A few weeks ago, Denny Hamlin expressed approval for his two-car 23XI Racing team and their four top-10 finishes in the NASCAR Cup Series’ first five races. By all conceivable metrics, the team showed significant improvement over their 2021 debut when Bubba Wallace didn’t score a top-10 until the month of June. Furthermore, considering Toyota’s overall struggles to begin the 2022 season, the 23XI team actually looked like the OEM’s bright spot headed into COTA last month.
“The trouble is, [23XI] kind of goes as Joe Gibbs Racing goes,” Denny Hamlin told reporters. “That’s the unfortunate part is that when they struggle with their simulation or whatever, we’re going to struggle with ours. So we’re kind of going as they go right now. I’m actually decently happy with 23XI’s performance, given the struggles of our speed.”
Three races and a string of mediocre finishes later, Hamlin made it clear that his opinions of the team he co-owns with Michael Jordan have changed dramatically.
“Just trying to stop the bleeding there,” Hamlin commented, according to Sportscasting.com. “The win (last week) was really exciting until you get out of the car and you look down the pylon and say, ‘What the f***?’ What’s going on? It’s agitating, and it’s different things on different teams. It’s just a two-week slump we got to get out of. We’re trying to address all the issues that there is. The No. 23 pit crew is not doing well.”
Hamlin also said that he hopes the recent slump — both Wallace and new teammate Kurt Busch failed to finish even top-20 at COTA or Richmond — is “just a little bump” in the road.
Denny Hamlin clearly wants to motivate his 23XI team, but other crews seem to believe that NASCAR needs to shoulder some blame for the recent Next Gen malfunctions
Longtime crew chief Cliff Daniels, who heads up Kyle Larson’s No. 5 Chevrolet for Hendrick, spoke candidly about loose wheels and NASCAR’s suspension program. Bubba Wallace famously lost a wheel at COTA a few weeks ago, leading to a massive four-race suspension for three members of his crew.
“I hate that I’m going to have to say it but it’s the truth. The razor-thin line that we’re on right now from having a fast pit stop and having a potential issue is smaller than it has ever been,” Daniels said. “And believe it or not, there is more complexity and nuance in the single-lug pit stop than there was in the five-lug pit stop.
“I would say that NASCAR needs to step up, and NASCAR needs to improve the pit guns. NASCAR needs to improve the stuff that we’re using.”
Daniels also offered his opinions on the new penalty system.

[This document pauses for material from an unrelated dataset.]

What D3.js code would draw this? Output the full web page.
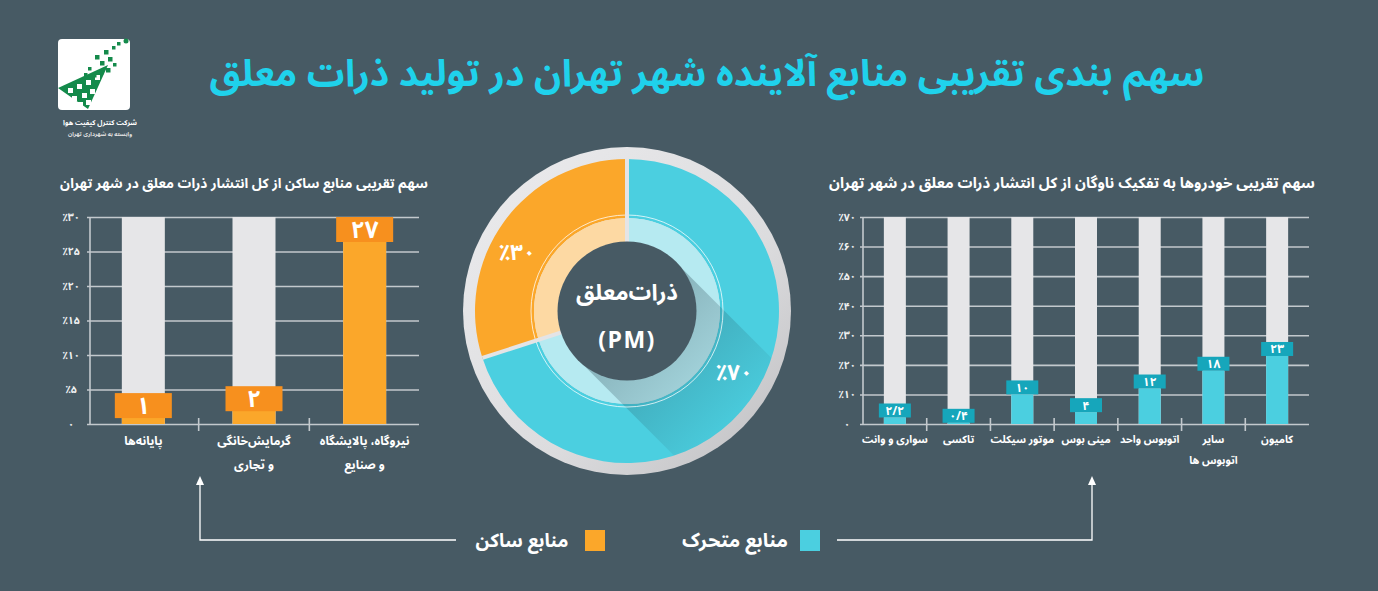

“If something fails or something doesn’t go according to plan, we’re then going to make it an even bigger safety issue? We’re going to suspend those guys for four weeks that are the best experts that that team has at the time to put on their car? … [And then] we’re going to bring in two guys that are less experienced to go pit the car and do the same thing? That itself just doesn’t make sense.”